— START OF SUPPLIED MATERIAL —
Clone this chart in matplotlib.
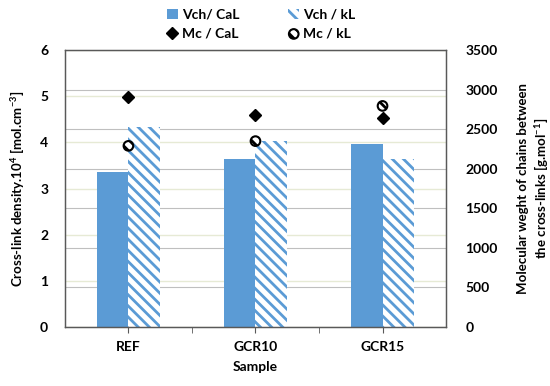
import numpy as np
import matplotlib
matplotlib.use('Agg')
import matplotlib.pyplot as plt
from matplotlib.ticker import FixedLocator, MultipleLocator

plt.rcParams['font.family'] = ['Lato', 'DejaVu Sans']
plt.rcParams['font.weight'] = 'bold'
plt.rcParams['axes.labelweight'] = 'bold'
plt.rcParams['mathtext.fontset'] = 'custom'
plt.rcParams['mathtext.rm'] = 'Lato:bold'
plt.rcParams['mathtext.default'] = 'rm'
plt.rcParams['hatch.linewidth'] = 2.0

# Data
samples = ['REF', 'GCR10', 'GCR15']
vch_cal = [3.35, 3.64, 3.97]
vch_kl = [4.33, 4.03, 3.64]
mc_cal = [2910, 2680, 2645]
mc_kl = [2290, 2350, 2795]

blue = '#5B9BD5'
fig = plt.figure(figsize=(5.5, 3.86), dpi=100)
ax = fig.add_axes([0.118, 0.153, 0.693, 0.717])
ax2 = ax.twinx()

x = np.arange(len(samples))
w = 0.245
ax.bar(x - w/2, vch_cal, w, color=blue, label='Vch/ CaL', zorder=2)
ax.bar(x + w/2, vch_kl, w, facecolor='white', edgecolor=blue, linewidth=0,
       hatch='\\\\\\', label='Vch / kL', zorder=2)

ax2.plot(x, mc_cal, 'D', color='black', markersize=6.5, label='Mc / CaL')
ax2.scatter(x, mc_kl, s=48, facecolor='white', edgecolor='black', linewidth=1.5,
            hatch='\\\\\\', label='Mc / kL', zorder=3)

ax.set_xlim(-0.5, 2.5)
ax.set_ylim(0, 6)
ax2.set_ylim(0, 3500)
ax.yaxis.set_major_locator(MultipleLocator(1))
ax2.yaxis.set_major_locator(MultipleLocator(500))

# gridlines: left axis (faint) and right axis (gray)
ax.yaxis.set_minor_locator(FixedLocator(np.arange(500, 3500, 500) * 6 / 3500))
ax.grid(axis='y', which='major', color='#e6ead5', linewidth=1.0, zorder=0)
ax.grid(axis='y', which='minor', color='#bfbfbf', linewidth=0.8, zorder=0)
ax.set_axisbelow(True)

ax.set_xticks(x)
ax.set_xticklabels(samples)
ax.xaxis.set_minor_locator(FixedLocator([0.5, 1.5]))
ax.tick_params(axis='x', which='both', direction='out', length=4, color='#595959',
               labelsize=10, pad=6)
ax.tick_params(axis='y', which='both', length=0, labelsize=10, pad=12)
ax2.tick_params(axis='y', length=0, labelsize=10, pad=14)

for a in (ax, ax2):
    for s in a.spines.values():
        s.set_color('#595959')
        s.set_linewidth(0.9)

ax.set_xlabel('Sample', fontsize=10, labelpad=6)
ax.set_ylabel(r'Cross-link density.10$^{4}$ [mol.cm$^{-3}$]', fontsize=9.5, labelpad=10)
ax2.set_ylabel('Molecular weght of chains between\nthe cross-links [g.mol$^{-1}$]',
               fontsize=9.5, labelpad=14)

h1, l1 = ax.get_legend_handles_labels()
h2, l2 = ax2.get_legend_handles_labels()
handles = [h1[0], h2[0], h1[1], h2[1]]
labels = [l1[0], l2[0], l1[1], l2[1]]
fig.legend(handles, labels, ncol=2, loc='upper center', bbox_to_anchor=(0.475, 1.01),
           frameon=False, fontsize=10, handlelength=0.8, handletextpad=0.3,
           columnspacing=3.5, labelspacing=0.5)

fig.savefig('out.png', dpi=100)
— END OF SUPPLIED MATERIAL —
WHAT IS REQUIRED:
From the first line above through the line containing "from matplotlib.ticker import", copy everything exactly, without the pictures.

FINAL ANSWER:
Clone this chart in matplotlib.
import numpy as np
import matplotlib
matplotlib.use('Agg')
import matplotlib.pyplot as plt
from matplotlib.ticker import FixedLocator, MultipleLocator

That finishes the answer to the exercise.